**Objective**
Copy out all lines where "Reproduce" appears.

**Records supplied**
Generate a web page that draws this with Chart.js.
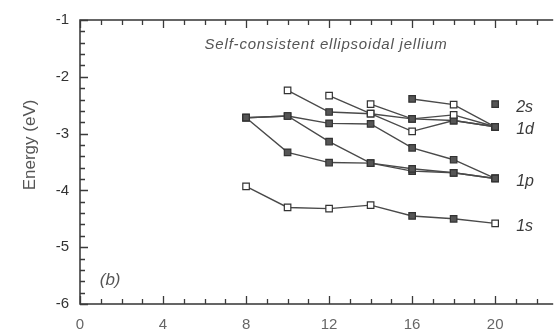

==

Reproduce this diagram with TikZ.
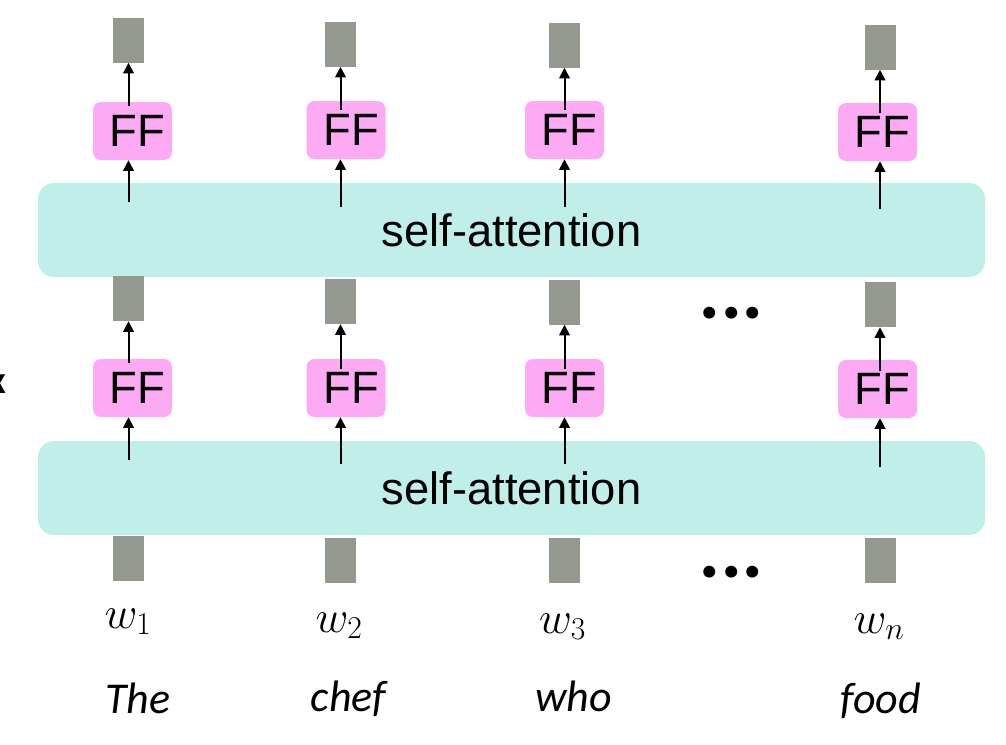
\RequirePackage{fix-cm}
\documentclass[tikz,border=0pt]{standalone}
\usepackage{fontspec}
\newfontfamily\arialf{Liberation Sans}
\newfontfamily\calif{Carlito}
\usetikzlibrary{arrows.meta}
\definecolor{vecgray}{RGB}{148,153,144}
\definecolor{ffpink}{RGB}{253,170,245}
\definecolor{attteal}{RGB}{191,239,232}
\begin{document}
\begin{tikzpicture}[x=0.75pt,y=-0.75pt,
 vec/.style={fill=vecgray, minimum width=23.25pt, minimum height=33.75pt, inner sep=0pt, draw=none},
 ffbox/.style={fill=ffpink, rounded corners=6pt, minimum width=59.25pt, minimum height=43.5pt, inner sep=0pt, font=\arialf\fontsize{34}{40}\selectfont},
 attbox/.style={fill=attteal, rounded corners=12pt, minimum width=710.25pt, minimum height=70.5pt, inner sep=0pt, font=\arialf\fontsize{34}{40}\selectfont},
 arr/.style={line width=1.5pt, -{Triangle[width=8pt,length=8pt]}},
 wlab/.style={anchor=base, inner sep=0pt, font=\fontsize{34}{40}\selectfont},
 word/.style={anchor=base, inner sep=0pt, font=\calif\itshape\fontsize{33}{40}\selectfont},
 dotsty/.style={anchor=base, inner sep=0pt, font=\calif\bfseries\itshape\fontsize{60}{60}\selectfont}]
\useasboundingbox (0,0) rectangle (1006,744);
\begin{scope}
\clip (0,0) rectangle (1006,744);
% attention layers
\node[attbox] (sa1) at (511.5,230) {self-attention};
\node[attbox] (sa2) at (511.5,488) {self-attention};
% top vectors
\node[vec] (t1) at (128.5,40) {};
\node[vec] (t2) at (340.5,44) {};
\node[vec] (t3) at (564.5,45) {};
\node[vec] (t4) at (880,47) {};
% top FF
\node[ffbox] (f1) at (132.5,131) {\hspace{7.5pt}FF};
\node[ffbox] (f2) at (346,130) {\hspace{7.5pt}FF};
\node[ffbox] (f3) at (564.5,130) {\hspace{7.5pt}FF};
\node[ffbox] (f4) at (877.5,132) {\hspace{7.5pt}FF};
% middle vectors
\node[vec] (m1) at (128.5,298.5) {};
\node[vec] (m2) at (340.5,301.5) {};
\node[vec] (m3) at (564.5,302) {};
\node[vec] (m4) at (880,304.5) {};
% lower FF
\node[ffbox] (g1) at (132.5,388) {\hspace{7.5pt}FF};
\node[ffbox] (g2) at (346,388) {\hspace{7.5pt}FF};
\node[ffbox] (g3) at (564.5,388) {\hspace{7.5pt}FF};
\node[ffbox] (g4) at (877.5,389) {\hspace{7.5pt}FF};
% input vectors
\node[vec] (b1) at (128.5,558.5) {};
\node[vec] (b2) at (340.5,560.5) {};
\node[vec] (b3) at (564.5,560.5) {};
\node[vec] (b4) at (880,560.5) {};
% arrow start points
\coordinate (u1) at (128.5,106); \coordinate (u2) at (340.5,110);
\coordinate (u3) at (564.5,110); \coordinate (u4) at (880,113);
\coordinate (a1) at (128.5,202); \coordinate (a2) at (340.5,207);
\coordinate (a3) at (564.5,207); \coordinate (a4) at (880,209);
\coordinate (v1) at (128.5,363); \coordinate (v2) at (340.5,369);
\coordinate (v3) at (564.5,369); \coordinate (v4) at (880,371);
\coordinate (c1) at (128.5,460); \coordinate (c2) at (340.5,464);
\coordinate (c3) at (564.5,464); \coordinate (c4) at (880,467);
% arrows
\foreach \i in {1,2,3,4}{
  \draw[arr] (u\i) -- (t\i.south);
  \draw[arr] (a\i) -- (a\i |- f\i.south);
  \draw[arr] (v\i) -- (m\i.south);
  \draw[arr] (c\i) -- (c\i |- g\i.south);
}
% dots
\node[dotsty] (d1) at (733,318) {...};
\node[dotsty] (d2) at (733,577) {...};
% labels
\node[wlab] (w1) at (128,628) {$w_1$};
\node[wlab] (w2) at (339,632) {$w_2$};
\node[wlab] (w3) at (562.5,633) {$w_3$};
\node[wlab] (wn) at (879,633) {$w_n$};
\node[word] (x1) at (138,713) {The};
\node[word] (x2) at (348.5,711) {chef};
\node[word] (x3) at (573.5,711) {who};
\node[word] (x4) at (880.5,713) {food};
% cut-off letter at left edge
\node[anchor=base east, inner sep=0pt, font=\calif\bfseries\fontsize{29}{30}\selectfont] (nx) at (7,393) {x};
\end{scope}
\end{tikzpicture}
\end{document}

==

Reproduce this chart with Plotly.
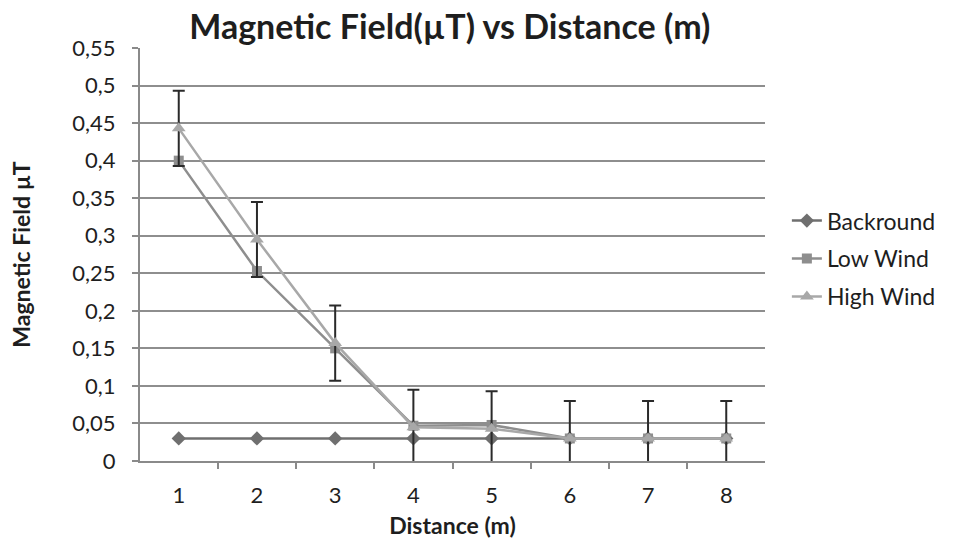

**Written solution**
Reproduce this diagram with TikZ.
Reproduce this chart with Plotly.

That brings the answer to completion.